A family of pixel detector read-out chips for particle imaging and detection developed by the Medipix Collaborations
The family of Medipix and Timepix read-out chips represents one of CERN’s most successful technology-transfer cases. Developed with the support of four successive Medipix Collaborations involving a total of 37 research institutes, the technology is inspired by the high-resolution hybrid pixel detectors initially developed to address the challenges of particle tracking at the LHC. In hybrid detectors, the sensor array and the read-out chip are manufactured independently and later coupled by a bump-bonding process: this means that a variety of sensors can be connected to the Medipix and Timepix chips, according to the needs of the end user.
The first Medipix chip produced in the 1990s by the Medipix1 collaboration was based on the front-end architecture of the Omega3 chip used by the half-million pixel tracker of the WA97 experiment, but included a counter per pixel: this demonstrated that the chips could work like a digital camera capable of both detecting and counting each individual particle, providing high-resolution, high-contrast, noise hit free images and making them uniquely suitable for medical applications.

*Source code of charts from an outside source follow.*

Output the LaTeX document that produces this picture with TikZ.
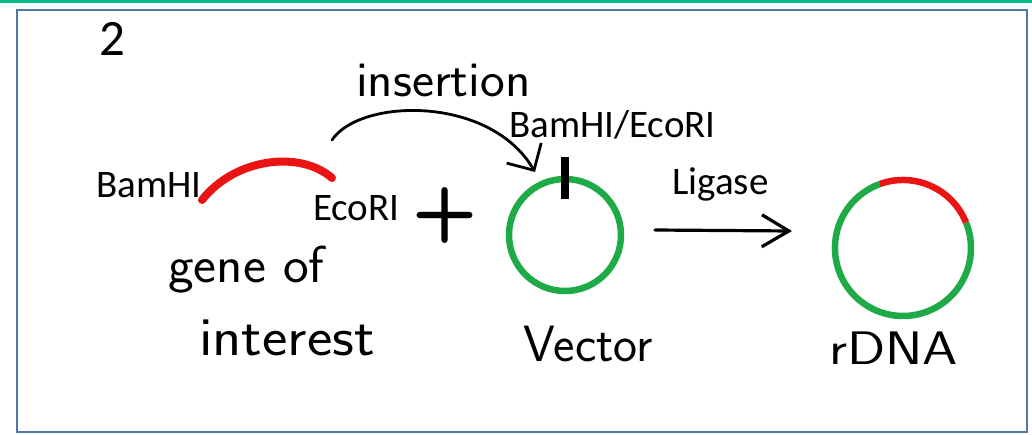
\documentclass[tikz,border=0pt]{standalone}
\usepackage{fontspec}
\setmainfont{Carlito}
\usetikzlibrary{arrows.meta}
\definecolor{teal1}{RGB}{0,190,140}
\definecolor{frame1}{RGB}{80,120,165}
\definecolor{dnagreen}{RGB}{30,170,70}
\definecolor{dnared}{RGB}{235,20,20}
\tikzset{
  lab/.style={font=\fontsize{39}{42}\selectfont, inner sep=0pt},
  hand/.style={font=\sffamily\fontsize{48}{52}\selectfont, inner sep=0pt},
  pen/.style={line width=2.8pt, line cap=round, line join=round},
}
\begin{document}
\begin{tikzpicture}[x=1pt,y=-1pt]
\useasboundingbox (0,0) rectangle (1032,434);
\fill[teal1] (0,0) rectangle (1032,3);
\draw[frame1, line width=2pt] (17,10) rectangle (1027,432);
% number
\node[lab, font=\fontsize{51}{54}\selectfont, anchor=west] (num) at (99,39) {2};
% gene of interest
\coordinate (gA) at (202,200);
\coordinate (gB) at (332,178);
\draw[dnared, line width=8pt, line cap=round] (gA) .. controls (235,158) and (300,150) .. (gB);
\node[lab, anchor=east] (bam) at (202,185) {BamHI};
\node[lab, anchor=west] (eco) at (313,208) {EcoRI};
\node[hand, font=\sffamily\fontsize{52}{56}\selectfont, xscale=1.05, anchor=west] (gene) at (168,270) {gene of};
\node[hand, font=\sffamily\fontsize{55}{58}\selectfont, xscale=1.1, anchor=west] (inter) at (199,338) {interest};
\node[hand, font=\sffamily\bfseries\fontsize{76}{80}\selectfont] (plus) at (445,215) {+};
% vector
\node[circle, draw=dnagreen, line width=6.5pt, minimum size=112pt, inner sep=0pt] (vec) at (565,235) {};
\coordinate (t1) at (565,157);
\coordinate (t2) at (565,199);
\draw[line width=8pt] (t1) -- (t2);
\node[lab, anchor=west] (be) at (509,125) {BamHI/EcoRI};
\node[hand, font=\sffamily\fontsize{51}{54}\selectfont, anchor=west] (vlab) at (523,344) {Vector};
% insertion arrow
\coordinate (iS) at (332,140);
\coordinate (iE) at (535,172);
\draw[pen, -{Straight Barb[length=20pt,width=40pt,line width=2.8pt]}] (iS) .. controls (360,98) and (490,95) .. (iE);
\node[hand, font=\sffamily\fontsize{50}{54}\selectfont, xscale=1.05, anchor=west] (ins) at (356,80) {insertion};
% ligase arrow
\coordinate (lS) at (655,230);
\coordinate (lE) at (792,231);
\draw[pen, line width=3.2pt, -{Straight Barb[length=27pt,width=32pt,line width=3.2pt]}] (lS) -- (lE);
\node[lab, anchor=west] (lig) at (672,184) {Ligase};
% rDNA
\coordinate (rc) at (903,248);
\coordinate (r22) at (966,222.5);
\draw[dnagreen, line width=6.5pt] (r22) arc[start angle=22, end angle=-250, radius=68pt];
\draw[dnared, line width=6.5pt] (r22) arc[start angle=22, end angle=110, radius=68pt];
\node[hand, font=\sffamily\fontsize{47}{50}\selectfont, xscale=1.2, anchor=west] (rlab) at (829,348) {rDNA};
\end{tikzpicture}
\end{document}
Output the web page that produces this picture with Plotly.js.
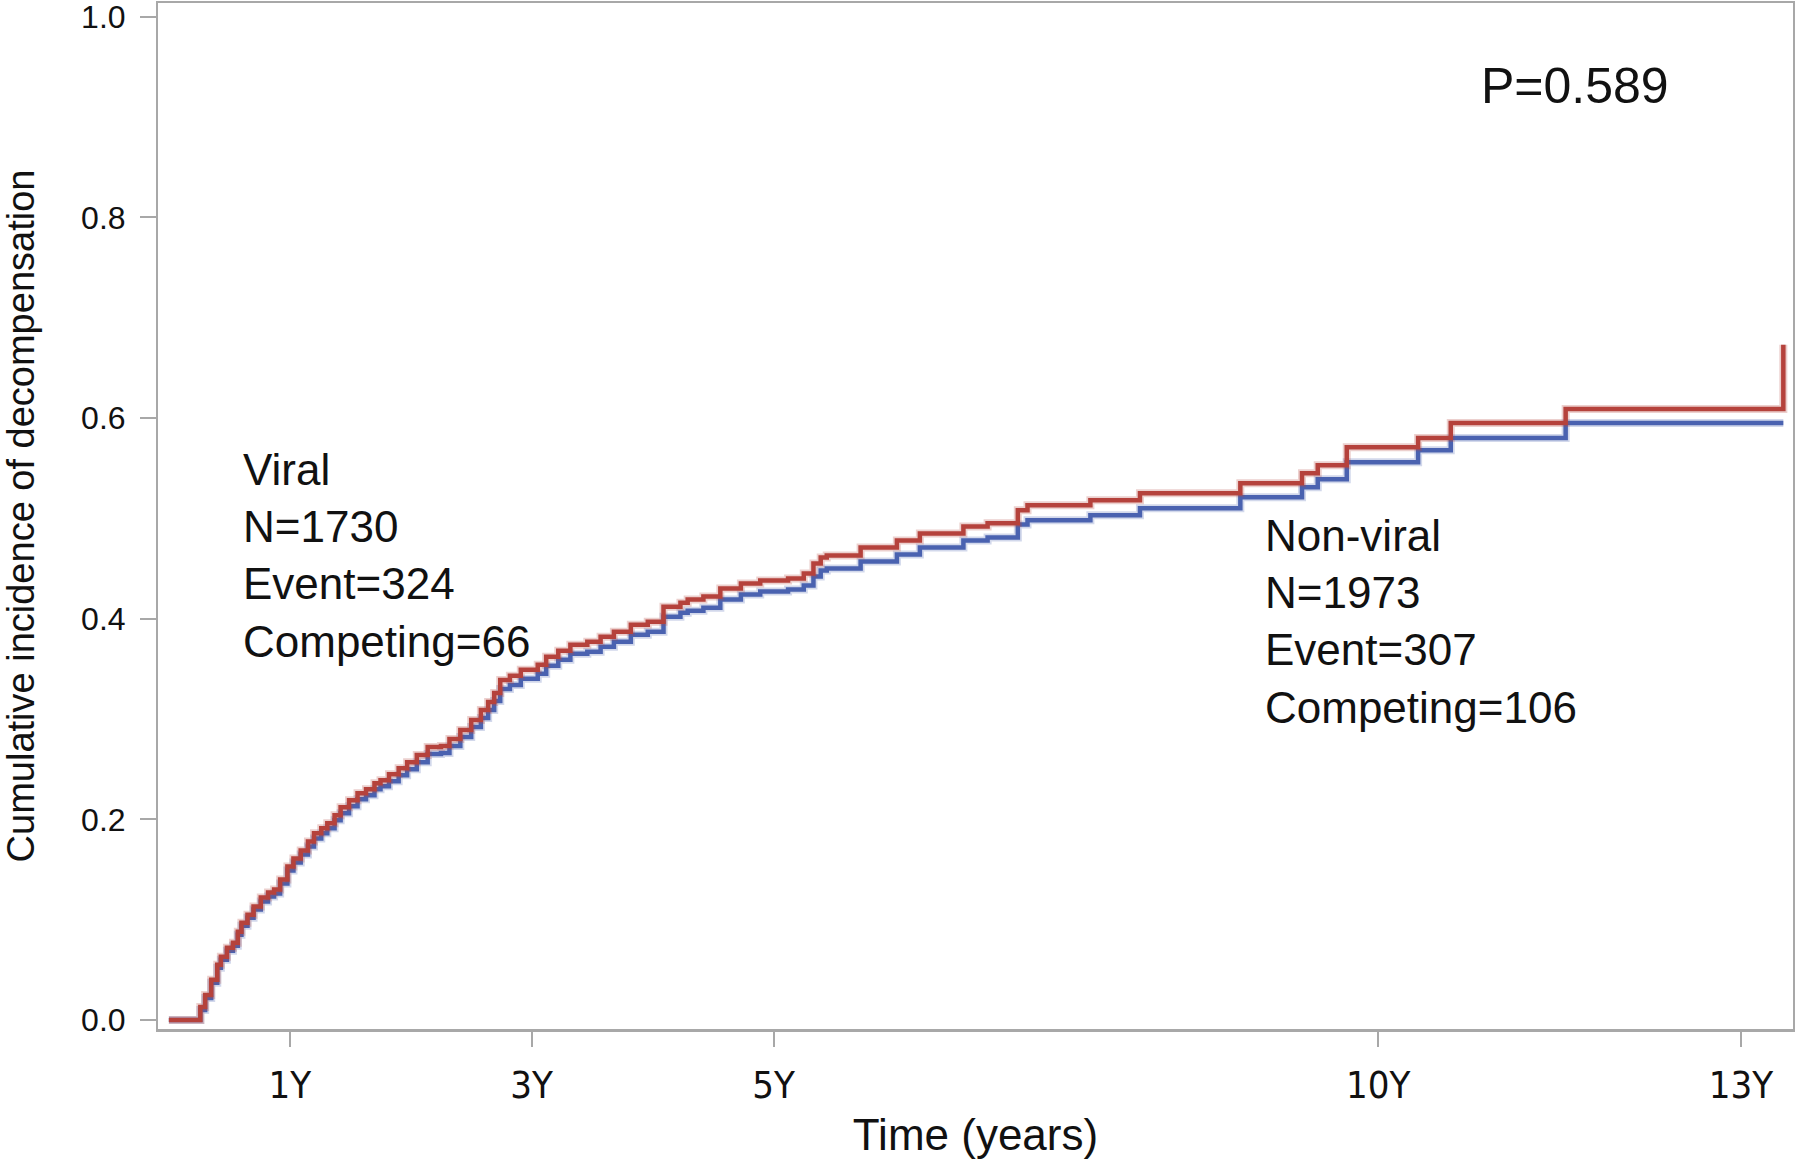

The successive collaborations gave rise to the improved Medipix 2 and 3 chips and the Timepix 2 and 3 chips, with Medipix 4 under development.
One of CERN’s most successful technology transfer cases
Medipix and Timepix chips find applications in widely varied fields – from medical imaging to cultural heritage, space dosimetry, material analysis, education, and the industrial partners and license holders commercialising the technology range from established enterprises to start-up companies.
Medical imaging is at the heart of the Medipix technology and one of its direct applications. One of the most successful cases is the 3D colour X-ray scanner developed by MARS Bioimaging Ltd, using the Medipix3 technology, and which has been widely talked about since 2018. The colour X-ray imaging technique provided by Medipix3 produces clearer and more accurate pictures that should help doctors give their patients more accurate diagnoses. In 2021, the scanner arrived in Europe, at Lausanne University Hospital (CHUV) in Switzerland, as part of the international clinical trials to obtain the certifications allowing its medical use.
Associated technologies to have stemmed from the collaboration include the Timepix, Gempix and the VELOpix chip, which have led to new solutions in the high energy physics field. Investments made primarily for Knowledge Transfer have reaped important benefits for CERN’s baseline programme.